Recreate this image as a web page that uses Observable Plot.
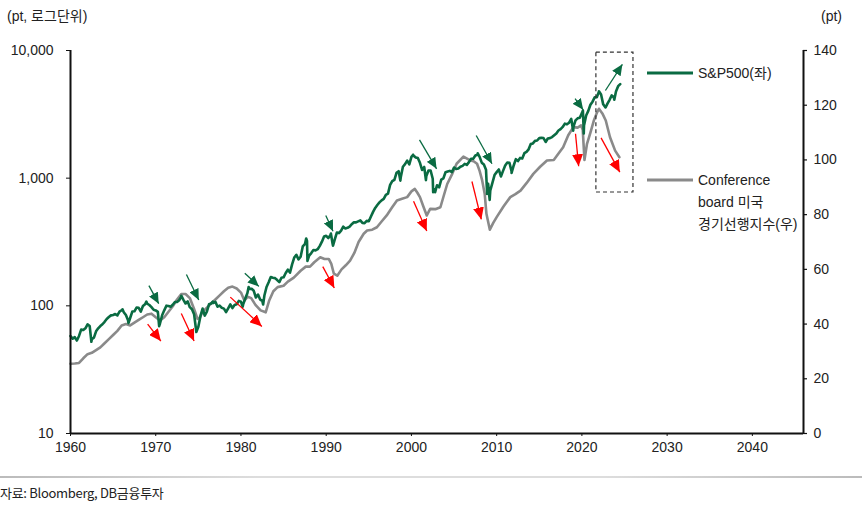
<!DOCTYPE html>
<html>
<head>
<meta charset="utf-8">
<script src="https://cdn.jsdelivr.net/npm/d3@7"></script>
<script src="https://cdn.jsdelivr.net/npm/@observablehq/plot@0.6"></script>
<style>
  html, body { margin: 0; padding: 0; background: #fff; }
  #wrap { position: relative; width: 862px; height: 508px; overflow: hidden;
          font-family: 'Liberation Sans', Arial, 'Noto Sans CJK KR', sans-serif; color: #222; }
  .abs { position: absolute; white-space: nowrap; }
  #chart { position: absolute; left: 0; top: 0; }
</style>
</head>
<body>
<div id="wrap">
  <div id="chart"></div>
  <div class="abs" id="ttl" style="left:7px; top:5px; font-size:14px;">(pt, 로그단위)</div>
  <div class="abs" style="left:821px; top:8px; font-size:14px;">(pt)</div>
  <div class="abs" style="left:647px; top:63px; font-size:14px; line-height:20px;">
    <svg width="46" height="20" style="vertical-align:top;"><line x1="0" x2="46" y1="10" y2="10" stroke="#0a6b42" stroke-width="3"/></svg><span style="position:relative; left:5px;">S&amp;P500(좌)</span>
  </div>
  <div class="abs" style="left:647px; top:170px; font-size:14px; line-height:22px;">
    <svg width="46" height="20" style="position:absolute; left:0; top:0;"><line x1="0" x2="46" y1="10" y2="10" stroke="#8a8a8a" stroke-width="3"/></svg>
    <div style="margin-left:51px; margin-top:-1px;">Conference<br>board 미국<br>경기선행지수(우)</div>
  </div>
  <div class="abs" style="left:0; top:476px; width:862px; height:2px; background:linear-gradient(to right,#bbb,#ddd 30%,#ddd 70%,#bbb);"></div>
  <div class="abs" style="left:0; top:483px; font-size:13px; letter-spacing:-0.3px; font-family:'Noto Sans CJK KR','Liberation Sans',sans-serif;">자료: Bloomberg, DB금융투자</div>
</div>
<script>
// ---------- data ----------
const xDomain = [1960, 2046];
const yDomain = [10, 10000];
const xTicks = [1960, 1970, 1980, 1990, 2000, 2010, 2020, 2030, 2040];
const yTicks = [10, 100, 1000, 10000];
const rightTicks = [0, 20, 40, 60, 80, 100, 120, 140];
const rightMax = 140;

// S&P 500, quarter-end values from 1960 Q1 (first point = start of 1960)
const spStart = 58.0;
const spQuarterly = [
  55.3, 56.9, 53.5, 58.1,   65.1, 64.6, 66.7, 71.6,   69.6, 54.8, 56.3, 63.1,
  66.6, 69.4, 71.7, 75.0,   78.9, 81.7, 84.2, 84.8,   86.2, 84.1, 90.0, 92.4,
  89.2, 84.7, 77.0, 80.3,   90.2, 90.6, 97.0, 96.5,   90.2, 99.6, 102.9, 103.9,
  101.5, 97.7, 93.1, 92.1,  89.6, 72.7, 84.2, 92.2,   100.3, 99.7, 98.3, 102.1,
  107.2, 107.1, 110.6, 118.1, 111.5, 104.3, 108.4, 97.6, 94.0, 86.0, 63.5, 68.6,
  83.4, 95.2, 83.9, 90.2,   102.8, 104.3, 105.2, 107.5, 98.4, 100.5, 96.5, 95.1,
  89.2, 95.5, 102.5, 96.1,  101.6, 102.9, 109.3, 107.9, 102.1, 114.2, 125.5, 135.8,
  136.0, 131.2, 116.2, 122.6, 112.0, 109.6, 120.4, 140.6, 153.0, 168.1, 166.1, 164.9,
  159.2, 153.2, 166.1, 167.2, 180.7, 191.9, 182.1, 211.3, 238.9, 250.8, 231.3, 242.2,
  291.7, 304.0, 321.8, 247.1, 258.9, 273.5, 271.9, 277.7, 294.9, 318.0, 349.2, 353.4,
  339.9, 358.0, 306.1, 330.2, 375.2, 371.2, 387.9, 417.1, 403.7, 408.1, 417.8, 435.7,
  451.7, 450.5, 458.9, 466.5, 445.8, 444.3, 462.7, 459.3, 500.7, 544.8, 584.4, 615.9,
  645.5, 670.6, 687.3, 740.7, 757.1, 885.1, 947.3, 970.4, 1101.8, 1133.8, 1017.0, 1229.2,
  1286.4, 1372.7, 1282.7, 1469.3, 1498.6, 1454.6, 1436.5, 1320.3, 1160.3, 1224.4, 1040.9, 1148.1,
  1147.4, 989.8, 815.3, 879.8, 848.2, 974.5, 996.0, 1111.9, 1126.2, 1140.8, 1114.6, 1211.9,
  1180.6, 1191.3, 1228.8, 1248.3, 1294.8, 1270.2, 1335.9, 1418.3, 1420.9, 1503.4, 1526.8, 1468.4,
  1322.7, 1280.0, 1166.4, 903.3, 797.9, 919.3, 1057.1, 1115.1, 1169.4, 1030.7, 1141.2, 1257.6,
  1325.8, 1320.6, 1131.4, 1257.6, 1408.5, 1362.2, 1440.7, 1426.2, 1569.2, 1606.3, 1681.6, 1848.4,
  1872.3, 1960.2, 1972.3, 2058.9, 2067.9, 2063.1, 1920.0, 2043.9, 2059.7, 2098.9, 2168.3, 2238.8,
  2362.7, 2423.4, 2519.4, 2673.6, 2640.9, 2718.4, 2914.0, 2506.9, 2834.4, 2941.8, 2976.7, 3230.8,
  2584.6, 3100.3, 3363.0, 3756.1, 3972.9, 4297.5, 4307.5, 4766.2, 4530.4, 3785.4, 3585.6, 3839.5,
  4109.3, 4450.4, 4288.1, 4769.8, 5254.4, 5460.5
];
// intra-quarter highs and lows
const spExtraDates = [1962.45, 1966.1, 1966.8, 1968.9, 1970.4, 1973.0, 1974.76, 1976.7, 1980.2, 1980.9,
  1982.6, 1987.65, 1987.8, 1990.55, 1990.8, 1998.7, 2000.2, 2001.7, 2002.55, 2002.78, 2007.78,
  2008.88, 2009.18, 2011.75, 2018.98, 2020.12, 2020.22, 2022.0, 2022.78, 2023.8];
const spExtraValues = [52.3, 94.0, 73.2, 108.0, 69.3, 120.0, 62.3, 107.8, 98.2, 140.5,
  102.4, 336.8, 224.8, 368.9, 295.5, 957.0, 1527.0, 965.8, 776.8, 776.8, 1565.0,
  752.0, 676.5, 1099.0, 2351.0, 3386.0, 2237.0, 4796.0, 3577.0, 4117.0];

// Conference Board US Leading Economic Index (right axis)
const leiDates = [1960.0, 1960.5, 1961.0, 1961.5, 1962.0, 1962.5, 1963.0, 1963.5, 1964.0, 1964.5,
  1965.0, 1965.5, 1966.0, 1966.5, 1967.0, 1967.5, 1968.0, 1968.5, 1969.0, 1969.5,
  1970.0, 1970.5, 1971.0, 1971.5, 1972.0, 1972.5, 1973.0, 1973.5, 1974.0, 1974.5,
  1974.9, 1975.2, 1975.5, 1976.0, 1976.5, 1977.0, 1977.5, 1978.0, 1978.5, 1979.0,
  1979.5, 1980.0, 1980.4, 1980.8, 1981.2, 1981.7, 1982.3, 1982.9, 1983.3, 1983.8,
  1984.3, 1985.0, 1985.5, 1986.2, 1987.0, 1987.6, 1988.1, 1988.6, 1989.3, 1989.8,
  1990.3, 1990.6, 1990.9, 1991.3, 1991.8, 1992.3, 1992.8, 1993.3, 1993.8, 1994.4,
  1994.8, 1995.4, 1995.95, 1996.5, 1997.1, 1997.7, 1998.3, 1998.9, 1999.5, 2000.0,
  2000.4, 2000.7, 2001.0, 2001.4, 2001.8, 2002.2, 2002.8, 2003.4, 2003.8, 2004.2,
  2004.8, 2005.3, 2006.1, 2006.9, 2007.3, 2007.7, 2008.0, 2008.3, 2008.6, 2008.8,
  2009.2, 2009.6, 2010.0, 2010.8, 2011.6, 2012.2, 2012.8, 2013.5, 2014.3, 2015.1,
  2015.9, 2016.7, 2017.3, 2017.8, 2018.4, 2019.0, 2019.5, 2019.9, 2020.1, 2020.3,
  2020.6, 2021.0, 2021.4, 2021.8, 2022.0, 2022.4, 2022.8, 2023.3, 2023.9, 2024.4];
const leiValues = [25.5, 25.6, 25.8, 27.5, 29.0, 29.5, 30.5, 31.5, 33.0, 34.5,
  36.0, 37.5, 39.5, 40.0, 39.5, 40.5, 41.5, 42.5, 43.5, 43.8,
  42.5, 41.3, 42.5, 44.5, 46.5, 49.0, 51.0, 51.0, 49.5, 45.5,
  41.9, 42.5, 44.5, 46.0, 47.5, 49.0, 50.5, 52.0, 53.3, 53.7,
  53.0, 51.5, 48.6, 50.0, 49.5, 47.0, 45.0, 44.3, 48.5, 52.0,
  53.5, 54.0, 55.5, 57.0, 59.5, 61.0, 61.0, 62.6, 64.4, 63.8,
  63.8, 62.0, 58.4, 57.7, 60.0, 61.5, 63.2, 66.0, 70.0, 73.0,
  74.2, 74.5, 75.4, 77.5, 79.7, 82.5, 85.2, 85.8, 86.4, 88.5,
  89.4, 88.0, 86.4, 83.0, 79.7, 82.1, 82.0, 82.7, 87.0, 91.2,
  95.0, 98.6, 101.2, 99.8, 99.5, 98.6, 96.0, 92.5, 87.5, 80.3,
  74.5, 77.0, 79.1, 83.0, 86.4, 87.5, 88.8, 91.5, 94.9, 97.5,
  99.8, 100.0, 102.5, 104.6, 109.0, 112.0, 111.8, 112.6, 111.0, 100.0,
  105.9, 110.0, 114.4, 117.5, 118.7, 117.0, 114.4, 108.3, 103.4, 101.0];

// annotation arrows: [year1, value1, year2, value2] on the left (log) scale
const greenArrows = [
  [1969.2, 144, 1970.35, 104],
  [1973.6, 176, 1975.05, 111],
  [1980.45, 180, 1982.1, 142],
  [1989.95, 510, 1990.8, 384],
  [2000.95, 1997, 2002.95, 1184],
  [2007.6, 2159, 2009.45, 1296],
  [2019.2, 4200, 2020.15, 3430],
  [2022.76, 4860, 2024.75, 7800]
];
const redArrows = [
  [1969.05, 72, 1970.6, 53],
  [1973.0, 87, 1974.5, 53],
  [1978.75, 117, 1982.45, 69],
  [1989.6, 203, 1990.95, 138],
  [2000.25, 660, 2001.8, 385],
  [2007.1, 942, 2008.2, 475],
  [2019.25, 2226, 2019.62, 1240],
  [2022.25, 2070, 2024.45, 1115]
];
// dashed highlight box: [x1, x2, y1, y2]
const highlightBox = [2021.7, 2026.05, 772, 9640];

// ---------- build ----------
const lei2y = v => 10 ** (1 + v * 3 / rightMax);

const sp = [{x: 1960, v: spStart}]
  .concat(spQuarterly.map((v, i) => ({x: 1960 + (i + 1) * 0.25, v})))
  .concat(spExtraDates.map((x, i) => ({x, v: spExtraValues[i]})))
  .sort((a, b) => a.x - b.x);
const lei = leiDates.map((x, i) => ({x, v: leiValues[i]}));
const toArrow = a => ({x1: a[0], y1: a[1], x2: a[2], y2: a[3]});

function headMarker(len, wid) {
  return (color) => {
    const ns = "http://www.w3.org/2000/svg";
    const m = document.createElementNS(ns, "marker");
    m.setAttribute("viewBox", `${-len} ${-wid / 2} ${len} ${wid}`);
    m.setAttribute("markerWidth", len);
    m.setAttribute("markerHeight", wid);
    m.setAttribute("markerUnits", "userSpaceOnUse");
    m.setAttribute("orient", "auto");
    m.setAttribute("refX", 0);
    m.setAttribute("refY", 0);
    const p = document.createElementNS(ns, "path");
    p.setAttribute("d", `M${-len},${-wid / 2}L0,0L${-len},${wid / 2}Z`);
    p.setAttribute("fill", color);
    p.setAttribute("stroke", "none");
    m.appendChild(p);
    return m;
  };
}

const W = 862, ML = 70, MR = 59;
const frameW = W - ML - MR;

const chart = Plot.plot({
  width: W,
  height: 470,
  marginLeft: ML,
  marginRight: MR,
  marginTop: 50,
  marginBottom: 37,
  style: {fontFamily: "'Liberation Sans', Arial, sans-serif", fontSize: "14px", color: "#222", background: "transparent"},
  x: {domain: xDomain},
  y: {type: "log", domain: yDomain},
  marks: [
    Plot.axisX({ticks: xTicks, tickFormat: d3.format("d"), tickSize: 3, tickPadding: 6, label: null, stroke: "#111"}),
    Plot.axisY({ticks: yTicks, tickFormat: d3.format(","), tickSize: 4, tickPadding: 13, label: null, stroke: "#111"}),
    // right axis (LEI scale) drawn from its tick values
    Plot.tickY(rightTicks, {y: lei2y, stroke: "#111", strokeWidth: 1.2, insetLeft: frameW - 4, dx: 4}),
    Plot.text(rightTicks, {y: lei2y, text: d => String(d), frameAnchor: "right", textAnchor: "start", dx: 10, fill: "#222"}),
    Plot.line(lei, {x: "x", y: d => lei2y(d.v), stroke: "#8a8a8a", strokeWidth: 2.6}),
    Plot.line(sp, {x: "x", y: "v", stroke: "#0a6b42", strokeWidth: 2.6}),
    Plot.link(greenArrows.map(toArrow), {x1: "x1", y1: "y1", x2: "x2", y2: "y2", stroke: "#0a6b42", strokeWidth: 1.3, markerEnd: headMarker(11, 10)}),
    Plot.link(redArrows.map(toArrow), {x1: "x1", y1: "y1", x2: "x2", y2: "y2", stroke: "#ff0000", strokeWidth: 1.3, markerEnd: headMarker(12, 11)}),
    Plot.rect([highlightBox], {x1: d => d[0], x2: d => d[1], y1: d => d[2], y2: d => d[3], fill: "none", stroke: "#333", strokeWidth: 1.2, strokeDasharray: "4,3"}),
    Plot.ruleX(xDomain, {stroke: "#111", strokeWidth: 2}),
    Plot.ruleY([yDomain[0]], {stroke: "#111", strokeWidth: 2})
  ]
});
document.getElementById("chart").appendChild(chart);
</script>
</body>
</html>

----

*What to work on*
Repeat the lines of the listing above verbatim, beginning at its first line and ending at the line containing "const rightMax = 140;", which is included. Omit pictures.

*Task answer*
Recreate this image as a web page that uses Observable Plot.
<!DOCTYPE html>
<html>
<head>
<meta charset="utf-8">
<script src="https://cdn.jsdelivr.net/npm/d3@7"></script>
<script src="https://cdn.jsdelivr.net/npm/@observablehq/plot@0.6"></script>
<style>
  html, body { margin: 0; padding: 0; background: #fff; }
  #wrap { position: relative; width: 862px; height: 508px; overflow: hidden;
          font-family: 'Liberation Sans', Arial, 'Noto Sans CJK KR', sans-serif; color: #222; }
  .abs { position: absolute; white-space: nowrap; }
  #chart { position: absolute; left: 0; top: 0; }
</style>
</head>
<body>
<div id="wrap">
  <div id="chart"></div>
  <div class="abs" id="ttl" style="left:7px; top:5px; font-size:14px;">(pt, 로그단위)</div>
  <div class="abs" style="left:821px; top:8px; font-size:14px;">(pt)</div>
  <div class="abs" style="left:647px; top:63px; font-size:14px; line-height:20px;">
    <svg width="46" height="20" style="vertical-align:top;"><line x1="0" x2="46" y1="10" y2="10" stroke="#0a6b42" stroke-width="3"/></svg><span style="position:relative; left:5px;">S&amp;P500(좌)</span>
  </div>
  <div class="abs" style="left:647px; top:170px; font-size:14px; line-height:22px;">
    <svg width="46" height="20" style="position:absolute; left:0; top:0;"><line x1="0" x2="46" y1="10" y2="10" stroke="#8a8a8a" stroke-width="3"/></svg>
    <div style="margin-left:51px; margin-top:-1px;">Conference<br>board 미국<br>경기선행지수(우)</div>
  </div>
  <div class="abs" style="left:0; top:476px; width:862px; height:2px; background:linear-gradient(to right,#bbb,#ddd 30%,#ddd 70%,#bbb);"></div>
  <div class="abs" style="left:0; top:483px; font-size:13px; letter-spacing:-0.3px; font-family:'Noto Sans CJK KR','Liberation Sans',sans-serif;">자료: Bloomberg, DB금융투자</div>
</div>
<script>
// ---------- data ----------
const xDomain = [1960, 2046];
const yDomain = [10, 10000];
const xTicks = [1960, 1970, 1980, 1990, 2000, 2010, 2020, 2030, 2040];
const yTicks = [10, 100, 1000, 10000];
const rightTicks = [0, 20, 40, 60, 80, 100, 120, 140];
const rightMax = 140;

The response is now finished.